The renowned Praemium Imperiale has been awarded annually by the Japan Art Association for 35 years and sees itself as the “Nobel Prize of the Arts”. It is endowed with 15 million yen (around 100,000 euros) in five categories. To date, 175 artists from 31 nations have been honored. The organizers say they select groundbreaking artists “whose work enriches the world in a special way”. The prize is awarded each October by the Japanese imperial family.

“With this year’s selection of artists, the Praemium Imperiale conveys the productive, habit-breaking power of art in the coexistence of people, which directly connects art and life, shows perspectives, moves boundaries and breaks taboos,” explained Lehmann.

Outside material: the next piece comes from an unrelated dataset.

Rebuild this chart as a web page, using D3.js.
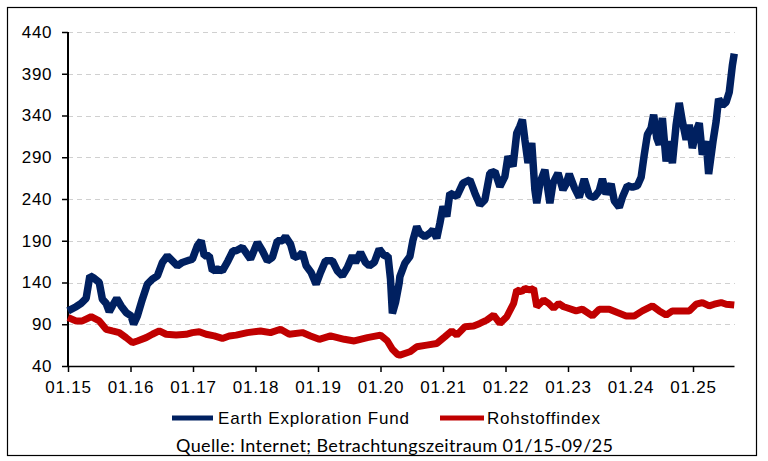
<!DOCTYPE html>
<html>
<head>
<meta charset="utf-8">
<script src="https://cdn.jsdelivr.net/npm/d3@7"></script>
<style>
    body { margin: 0; background: #fff; }
    svg { display: block; }
</style>
</head>
<body>
<svg id="chart"></svg>
<script>
// DATA (time as decimal years)
var fundYears = [2015.00, 2015.13, 2015.21, 2015.29, 2015.35, 2015.42, 2015.50, 2015.55, 2015.61, 2015.66,
    2015.71, 2015.78, 2015.85, 2015.93, 2016.01, 2016.05, 2016.11, 2016.19, 2016.27, 2016.35,
    2016.43, 2016.51, 2016.59, 2016.67, 2016.75, 2016.83, 2016.91, 2016.99, 2017.07, 2017.13,
    2017.18, 2017.26, 2017.31, 2017.39, 2017.47, 2017.56, 2017.64, 2017.69,
    2017.79, 2017.92, 2018.03, 2018.11, 2018.19, 2018.27, 2018.35, 2018.43, 2018.48, 2018.56,
    2018.62, 2018.70, 2018.75, 2018.81, 2018.89, 2018.97, 2019.04, 2019.12, 2019.23, 2019.31,
    2019.39, 2019.47, 2019.55, 2019.60, 2019.68, 2019.76, 2019.82, 2019.90, 2019.98, 2020.06,
    2020.12, 2020.16, 2020.19, 2020.24, 2020.30,
    2020.31, 2020.39, 2020.47, 2020.52, 2020.58, 2020.63, 2020.71, 2020.79, 2020.84, 2020.90,
    2020.95, 2021.00, 2021.06, 2021.11, 2021.22, 2021.32, 2021.43, 2021.51, 2021.59, 2021.67,
    2021.75, 2021.83, 2021.91, 2021.99, 2022.04, 2022.12, 2022.18, 2022.23, 2022.27, 2022.31,
    2022.36, 2022.42, 2022.47, 2022.50, 2022.55, 2022.63, 2022.71, 2022.76, 2022.84, 2022.92,
    2022.97, 2023.02, 2023.10, 2023.18, 2023.26, 2023.34, 2023.42, 2023.50, 2023.55, 2023.61,
    2023.69, 2023.74, 2023.82, 2023.87, 2023.95, 2024.03, 2024.11, 2024.17, 2024.22, 2024.27,
    2024.33, 2024.37, 2024.42, 2024.46, 2024.51, 2024.57, 2024.62, 2024.67, 2024.73, 2024.78,
    2024.83, 2024.89, 2024.94, 2024.99, 2025.05, 2025.10, 2025.15, 2025.21, 2025.25, 2025.32,
    2025.37, 2025.41, 2025.47, 2025.53, 2025.58, 2025.63, 2025.66];
var fundValues = [106, 111, 115, 121, 148, 145, 140, 120, 115, 105,
    112, 121, 112, 104, 100, 90, 100, 120, 138, 144,
    148, 164, 172, 166, 160, 164, 166, 168, 184, 190,
    172, 172, 154, 156, 154, 166, 178, 178,
    182, 168, 188, 178, 166, 170, 190, 190, 195, 186,
    170, 172, 176, 160, 152, 138, 152, 166, 166, 154,
    148, 158, 172, 164, 176, 164, 160, 164, 180, 172,
    172, 144, 103, 116, 140,
    147, 163, 171, 191, 207, 199, 195, 199, 203, 193,
    211, 231, 219, 247, 243, 259, 263, 247, 233, 239,
    271, 273, 255, 267, 291, 279, 319, 327, 335, 311,
    283, 307, 251, 235, 259, 275, 235, 259, 271, 251,
    258, 270, 254, 242, 264, 244, 242, 250, 264, 246,
    258, 238, 230, 242, 256, 254, 256, 266, 293, 317,
    325, 341, 313, 305, 337, 285, 309, 283, 329, 355,
    333, 311, 329, 301, 321, 331, 293, 309, 270, 309,
    333, 360, 352, 356, 368, 400, 414];

var indexYears = [2015.00, 2015.13, 2015.23, 2015.37, 2015.50, 2015.61, 2015.71, 2015.82, 2015.93, 2016.03,
    2016.11, 2016.25, 2016.35, 2016.46, 2016.57, 2016.73, 2016.89, 2016.99, 2017.10, 2017.21,
    2017.34, 2017.47, 2017.58, 2017.69,
    2017.87, 2018.08, 2018.24, 2018.40, 2018.54, 2018.75, 2018.88, 2019.02, 2019.20, 2019.42,
    2019.58, 2019.79, 2020.00, 2020.11, 2020.19, 2020.27,
    2020.31, 2020.47, 2020.58, 2020.74, 2020.90, 2021.03, 2021.14, 2021.22, 2021.35, 2021.49,
    2021.59, 2021.70, 2021.81, 2021.91, 2022.02, 2022.13, 2022.18, 2022.26, 2022.31, 2022.39,
    2022.45, 2022.50, 2022.61, 2022.69, 2022.77, 2022.85, 2022.93,
    2022.97, 2023.13, 2023.23, 2023.39, 2023.50, 2023.66, 2023.79, 2023.93, 2024.06, 2024.19,
    2024.35, 2024.46, 2024.57, 2024.67, 2024.81, 2024.94, 2025.05, 2025.15, 2025.26, 2025.34,
    2025.45, 2025.53, 2025.66];
var indexValues = [98, 94, 94, 99, 94, 84, 82, 80, 74, 68,
    70, 74, 78, 82, 78, 77, 78, 80, 81, 78,
    76, 73, 76, 77,
    80, 82, 80, 84, 78, 80, 76, 72, 76, 72,
    70, 74, 77, 70, 60, 54,
    53, 57, 63, 65, 67, 75, 82, 77, 87, 88,
    91, 95, 101, 91, 99, 115, 131, 129, 133, 131,
    133, 111, 119, 115, 109, 115, 111,
    110, 106, 108, 100, 108, 108, 104, 100, 100, 106,
    112, 106, 101, 106, 106, 106, 114, 116, 112, 114,
    116, 114, 113];

var yTicks = [40, 90, 140, 190, 240, 290, 340, 390, 440];
var xTicks = [2015, 2016, 2017, 2018, 2019, 2020, 2021, 2022, 2023, 2024, 2025];
var seriesNames = ["Earth Exploration Fund", "Rohstoffindex"];
var sourceText = "Quelle: Internet; Betrachtungszeitraum 01/15-09/25";

// MAIN
var width = 768, height = 461;
var svg = d3.select("#chart").attr("width", width).attr("height", height);

var x = d3.scaleLinear().domain([2015, 2025.656]).range([68, 734]);
var y = d3.scaleLinear().domain([40, 440]).range([366, 32]);

// outer frame
svg.append("rect")
    .attr("x", 7.5).attr("y", 7.5)
    .attr("width", 749).attr("height", 448)
    .attr("fill", "none").attr("stroke", "#000").attr("stroke-width", 1.2);

// grid
svg.append("g")
    .selectAll("line")
    .data(yTicks.slice(1))
    .enter().append("line")
    .attr("x1", 68).attr("x2", 735)
    .attr("y1", function (d) { return Math.round(y(d)) + 0.5; })
    .attr("y2", function (d) { return Math.round(y(d)) + 0.5; })
    .attr("stroke", "#d0d0d0")
    .attr("stroke-width", 1)
    .attr("stroke-dasharray", "5,4");

// y axis
var yAxis = svg.append("g")
    .attr("transform", "translate(68,0)")
    .call(d3.axisLeft(y).tickValues(yTicks).tickSize(6).tickPadding(10).tickFormat(d3.format("d")));
yAxis.select(".domain").attr("stroke", "#000").attr("stroke-width", 2).attr("d", "M0,32V366");
yAxis.selectAll(".tick line").attr("stroke", "#000").attr("stroke-width", 1.5);
yAxis.selectAll("text")
    .attr("font-family", "'Liberation Sans', Arial, sans-serif")
    .attr("font-size", "17px")
    .attr("letter-spacing", "0.6px")
    .attr("fill", "#000");

// x axis
var xAxis = svg.append("g")
    .attr("transform", "translate(0,366)")
    .call(d3.axisBottom(x).tickValues(xTicks).tickSize(6).tickPadding(9).tickSizeOuter(0)
        .tickFormat(function (d) { return "01." + String(d).slice(2); }));
xAxis.select(".domain").attr("stroke", "#000").attr("stroke-width", 1.5);
xAxis.selectAll(".tick line").attr("stroke", "#000").attr("stroke-width", 1.5);
xAxis.selectAll("text")
    .attr("font-family", "'Liberation Sans', Arial, sans-serif")
    .attr("font-size", "17px")
    .attr("letter-spacing", "0.8px")
    .attr("fill", "#000");

// lines
var line = d3.line()
    .x(function (d) { return x(d[0]); })
    .y(function (d) { return y(d[1]); })
    .curve(d3.curveLinear);

var fund = d3.zip(fundYears, fundValues);
var rohstoff = d3.zip(indexYears, indexValues);

svg.append("path")
    .datum(rohstoff)
    .attr("d", line)
    .attr("fill", "none")
    .attr("stroke", "#C00000")
    .attr("stroke-width", 7)
    .attr("stroke-linejoin", "bevel");

svg.append("path")
    .datum(fund)
    .attr("d", line)
    .attr("fill", "none")
    .attr("stroke", "#002060")
    .attr("stroke-width", 7.5)
    .attr("stroke-linejoin", "bevel");

// legend
var legendItems = [
    {name: seriesNames[0], color: "#002060", x1: 172, x2: 213, tx: 218, w: 191},
    {name: seriesNames[1], color: "#C00000", x1: 440, x2: 484, tx: 487, w: 113}
];
var legend = svg.append("g");
legend.selectAll("line")
    .data(legendItems)
    .enter().append("line")
    .attr("x1", function (d) { return d.x1; })
    .attr("x2", function (d) { return d.x2; })
    .attr("y1", 418).attr("y2", 418)
    .attr("stroke", function (d) { return d.color; })
    .attr("stroke-width", 5);
legend.selectAll("text")
    .data(legendItems)
    .enter().append("text")
    .attr("x", function (d) { return d.tx; })
    .attr("y", 424)
    .attr("textLength", function (d) { return d.w; })
    .attr("lengthAdjust", "spacing")
    .attr("font-family", "'Liberation Sans', Arial, sans-serif")
    .attr("font-size", "17px")
    .attr("fill", "#000")
    .text(function (d) { return d.name; });

// source
svg.append("text")
    .attr("x", 176)
    .attr("y", 452)
    .attr("textLength", 437)
    .attr("lengthAdjust", "spacing")
    .attr("font-family", "Lato, 'Open Sans', sans-serif")
    .attr("font-size", "18px")
    .attr("fill", "#000")
    .text(sourceText);
</script>
</body>
</html>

Five extraordinary artists

Ang Lee, who was born in Taiwan and works in the USA, is considered one of the most successful directors in the world. He has won several Oscars, including for best director of the films “Brokeback Mountain” and “Life of Pi”, as well as two Golden Bears at the Berlinale.

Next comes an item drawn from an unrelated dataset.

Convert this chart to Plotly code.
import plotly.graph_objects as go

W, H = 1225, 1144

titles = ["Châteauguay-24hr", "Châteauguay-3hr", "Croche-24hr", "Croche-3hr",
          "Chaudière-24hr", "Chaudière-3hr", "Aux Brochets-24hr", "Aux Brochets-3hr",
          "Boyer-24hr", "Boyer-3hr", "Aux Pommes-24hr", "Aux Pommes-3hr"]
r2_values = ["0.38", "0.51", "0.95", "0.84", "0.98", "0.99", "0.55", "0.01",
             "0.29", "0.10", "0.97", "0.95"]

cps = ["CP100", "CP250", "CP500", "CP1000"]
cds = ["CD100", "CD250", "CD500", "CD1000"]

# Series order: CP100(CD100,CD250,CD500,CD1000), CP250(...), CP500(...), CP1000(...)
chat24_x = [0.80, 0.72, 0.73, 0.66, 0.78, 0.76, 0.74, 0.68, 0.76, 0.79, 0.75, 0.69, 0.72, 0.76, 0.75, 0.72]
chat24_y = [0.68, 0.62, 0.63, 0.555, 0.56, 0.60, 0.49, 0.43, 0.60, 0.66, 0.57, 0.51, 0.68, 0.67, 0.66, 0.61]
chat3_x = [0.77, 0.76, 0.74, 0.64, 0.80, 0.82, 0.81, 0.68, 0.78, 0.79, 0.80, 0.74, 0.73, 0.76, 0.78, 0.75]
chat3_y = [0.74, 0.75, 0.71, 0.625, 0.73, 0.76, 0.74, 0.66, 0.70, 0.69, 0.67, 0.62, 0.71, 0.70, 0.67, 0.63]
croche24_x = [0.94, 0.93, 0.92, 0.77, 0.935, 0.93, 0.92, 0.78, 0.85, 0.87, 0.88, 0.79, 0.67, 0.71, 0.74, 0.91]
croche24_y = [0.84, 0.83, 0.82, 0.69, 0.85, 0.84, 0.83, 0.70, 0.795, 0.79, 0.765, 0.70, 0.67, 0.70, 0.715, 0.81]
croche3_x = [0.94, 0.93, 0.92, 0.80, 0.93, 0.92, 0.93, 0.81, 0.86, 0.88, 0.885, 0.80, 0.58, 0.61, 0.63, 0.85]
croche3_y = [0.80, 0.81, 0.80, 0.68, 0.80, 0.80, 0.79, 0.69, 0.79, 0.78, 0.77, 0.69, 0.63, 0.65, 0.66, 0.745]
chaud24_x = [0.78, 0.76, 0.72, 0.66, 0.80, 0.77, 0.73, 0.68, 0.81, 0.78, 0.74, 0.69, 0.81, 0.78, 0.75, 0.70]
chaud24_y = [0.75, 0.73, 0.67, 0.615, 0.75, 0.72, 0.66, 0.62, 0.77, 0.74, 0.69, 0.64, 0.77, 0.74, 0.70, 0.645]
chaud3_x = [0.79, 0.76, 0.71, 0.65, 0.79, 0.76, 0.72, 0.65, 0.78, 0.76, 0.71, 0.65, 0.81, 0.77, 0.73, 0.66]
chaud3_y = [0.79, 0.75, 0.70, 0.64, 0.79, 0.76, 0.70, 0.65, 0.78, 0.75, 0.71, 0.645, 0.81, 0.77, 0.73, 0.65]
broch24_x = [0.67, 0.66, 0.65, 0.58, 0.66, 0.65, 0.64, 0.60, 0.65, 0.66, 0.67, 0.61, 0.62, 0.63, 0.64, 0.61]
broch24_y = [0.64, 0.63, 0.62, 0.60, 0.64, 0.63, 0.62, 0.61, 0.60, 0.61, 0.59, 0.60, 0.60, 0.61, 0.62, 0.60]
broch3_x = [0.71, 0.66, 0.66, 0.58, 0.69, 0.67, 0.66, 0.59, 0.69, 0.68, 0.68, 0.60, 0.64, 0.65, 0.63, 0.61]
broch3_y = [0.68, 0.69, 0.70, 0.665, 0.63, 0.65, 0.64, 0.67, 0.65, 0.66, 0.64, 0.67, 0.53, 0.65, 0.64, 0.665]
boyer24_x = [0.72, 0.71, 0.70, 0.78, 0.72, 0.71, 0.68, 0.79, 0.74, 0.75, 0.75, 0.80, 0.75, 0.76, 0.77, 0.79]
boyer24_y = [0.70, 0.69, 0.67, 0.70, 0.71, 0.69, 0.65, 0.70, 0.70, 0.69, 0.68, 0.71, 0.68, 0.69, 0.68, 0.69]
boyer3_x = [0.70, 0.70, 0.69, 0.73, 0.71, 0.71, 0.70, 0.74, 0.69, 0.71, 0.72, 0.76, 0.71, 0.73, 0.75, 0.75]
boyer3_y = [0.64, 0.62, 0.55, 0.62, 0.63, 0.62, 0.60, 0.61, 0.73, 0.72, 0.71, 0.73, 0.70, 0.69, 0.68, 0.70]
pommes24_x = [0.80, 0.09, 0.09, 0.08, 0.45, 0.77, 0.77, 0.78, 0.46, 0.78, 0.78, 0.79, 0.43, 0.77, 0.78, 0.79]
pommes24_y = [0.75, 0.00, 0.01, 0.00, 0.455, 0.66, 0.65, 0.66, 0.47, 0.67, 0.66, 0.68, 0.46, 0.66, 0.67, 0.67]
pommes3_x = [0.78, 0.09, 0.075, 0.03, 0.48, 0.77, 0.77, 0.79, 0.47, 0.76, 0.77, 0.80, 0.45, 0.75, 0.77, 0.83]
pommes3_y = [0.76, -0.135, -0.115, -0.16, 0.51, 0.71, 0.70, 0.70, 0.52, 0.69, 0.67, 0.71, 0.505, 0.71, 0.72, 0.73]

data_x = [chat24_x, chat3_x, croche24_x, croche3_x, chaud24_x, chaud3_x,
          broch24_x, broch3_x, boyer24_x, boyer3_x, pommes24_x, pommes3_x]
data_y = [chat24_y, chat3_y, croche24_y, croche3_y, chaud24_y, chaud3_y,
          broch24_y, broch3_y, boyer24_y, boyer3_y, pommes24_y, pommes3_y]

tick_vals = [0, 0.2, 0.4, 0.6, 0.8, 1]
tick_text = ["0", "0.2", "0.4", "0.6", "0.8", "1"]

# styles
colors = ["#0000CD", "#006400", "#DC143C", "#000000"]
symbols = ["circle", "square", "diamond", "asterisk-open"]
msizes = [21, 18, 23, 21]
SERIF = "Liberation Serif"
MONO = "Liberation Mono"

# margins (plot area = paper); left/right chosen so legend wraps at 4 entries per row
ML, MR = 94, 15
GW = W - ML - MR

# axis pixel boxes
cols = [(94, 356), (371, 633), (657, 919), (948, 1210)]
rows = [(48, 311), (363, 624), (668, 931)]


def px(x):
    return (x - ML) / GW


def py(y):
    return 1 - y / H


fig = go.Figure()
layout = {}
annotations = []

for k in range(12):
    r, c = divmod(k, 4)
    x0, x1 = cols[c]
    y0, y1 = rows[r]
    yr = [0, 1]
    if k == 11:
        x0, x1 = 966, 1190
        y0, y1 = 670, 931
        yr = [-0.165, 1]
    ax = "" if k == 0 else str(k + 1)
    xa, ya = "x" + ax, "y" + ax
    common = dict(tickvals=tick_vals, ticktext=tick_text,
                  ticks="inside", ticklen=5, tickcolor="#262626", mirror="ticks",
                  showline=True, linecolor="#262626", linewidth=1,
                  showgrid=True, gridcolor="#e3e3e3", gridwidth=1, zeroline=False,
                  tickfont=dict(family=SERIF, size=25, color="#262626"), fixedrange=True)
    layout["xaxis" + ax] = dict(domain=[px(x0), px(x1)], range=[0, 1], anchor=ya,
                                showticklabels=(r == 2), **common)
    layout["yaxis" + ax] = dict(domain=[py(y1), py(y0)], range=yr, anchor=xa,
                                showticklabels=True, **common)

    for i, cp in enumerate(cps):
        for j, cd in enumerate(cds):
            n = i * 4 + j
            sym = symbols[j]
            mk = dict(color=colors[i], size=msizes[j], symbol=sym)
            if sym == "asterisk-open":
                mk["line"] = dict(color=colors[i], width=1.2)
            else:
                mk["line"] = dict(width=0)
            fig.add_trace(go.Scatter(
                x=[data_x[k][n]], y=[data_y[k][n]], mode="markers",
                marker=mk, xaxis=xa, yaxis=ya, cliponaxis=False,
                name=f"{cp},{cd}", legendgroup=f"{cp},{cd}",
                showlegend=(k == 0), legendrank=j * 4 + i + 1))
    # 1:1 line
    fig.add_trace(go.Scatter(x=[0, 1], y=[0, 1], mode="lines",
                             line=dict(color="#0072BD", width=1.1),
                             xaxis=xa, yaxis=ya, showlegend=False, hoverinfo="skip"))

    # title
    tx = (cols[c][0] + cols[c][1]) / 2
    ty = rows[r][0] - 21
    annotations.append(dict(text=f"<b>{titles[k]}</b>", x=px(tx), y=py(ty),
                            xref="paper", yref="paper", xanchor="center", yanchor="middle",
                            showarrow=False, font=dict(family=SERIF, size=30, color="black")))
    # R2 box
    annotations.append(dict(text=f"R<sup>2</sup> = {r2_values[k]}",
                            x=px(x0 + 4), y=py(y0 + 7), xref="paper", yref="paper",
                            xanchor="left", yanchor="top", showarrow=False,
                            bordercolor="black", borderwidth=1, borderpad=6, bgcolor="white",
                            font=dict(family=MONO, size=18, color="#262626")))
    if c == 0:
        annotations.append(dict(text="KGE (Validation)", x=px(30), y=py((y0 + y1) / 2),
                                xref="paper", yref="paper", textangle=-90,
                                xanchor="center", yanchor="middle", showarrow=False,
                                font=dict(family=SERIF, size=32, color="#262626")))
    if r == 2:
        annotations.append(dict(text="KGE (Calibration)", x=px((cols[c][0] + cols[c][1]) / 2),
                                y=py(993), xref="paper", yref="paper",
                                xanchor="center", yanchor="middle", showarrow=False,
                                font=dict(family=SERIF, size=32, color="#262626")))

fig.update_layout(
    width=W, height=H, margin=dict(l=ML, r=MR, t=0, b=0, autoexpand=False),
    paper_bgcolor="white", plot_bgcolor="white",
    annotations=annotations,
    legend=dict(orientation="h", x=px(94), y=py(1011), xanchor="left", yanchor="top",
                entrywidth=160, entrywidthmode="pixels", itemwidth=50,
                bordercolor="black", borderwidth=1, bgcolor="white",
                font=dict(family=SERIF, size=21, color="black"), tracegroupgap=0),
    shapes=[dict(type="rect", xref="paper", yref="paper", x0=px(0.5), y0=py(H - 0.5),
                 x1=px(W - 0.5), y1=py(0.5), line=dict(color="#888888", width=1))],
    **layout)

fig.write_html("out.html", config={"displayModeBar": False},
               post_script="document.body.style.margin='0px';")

Sophie Calle works with photographs, videos, installations and texts and is considered one of the leading conceptual artists from France. “She uncovers the everyday and the unspoken, puts it on display, makes viewers of her art acquainted with secrets and thus allows them to reflect again and again on their own perception and the perception of others,” she says in her tribute.

The Colombian sculptor Doris Salcedo is also an installation artist. Against the backdrop of the decades-long civil war in Colombia, she deals with war and displacement, with the pain and trauma of the victims, as the organizers of the Praemium Imperiale write.

The Japanese architect Shigeru Ban impressed the jury with “his distinctive design language and material innovation.” His architecture is monumental, but his sustainable constructions made of wood or cardboard also impress with their lightness and transparency, it was said.

The Lisbon-born pianist Maria João Pires is considered by the organizers of the Praemium Imperiale to be a “poet on the piano” and plays with impressive delicacy and dynamism. Pires says of her instrument: “The sound of the piano and its vibrations fascinated me immediately. It became my friend, I could play with it.”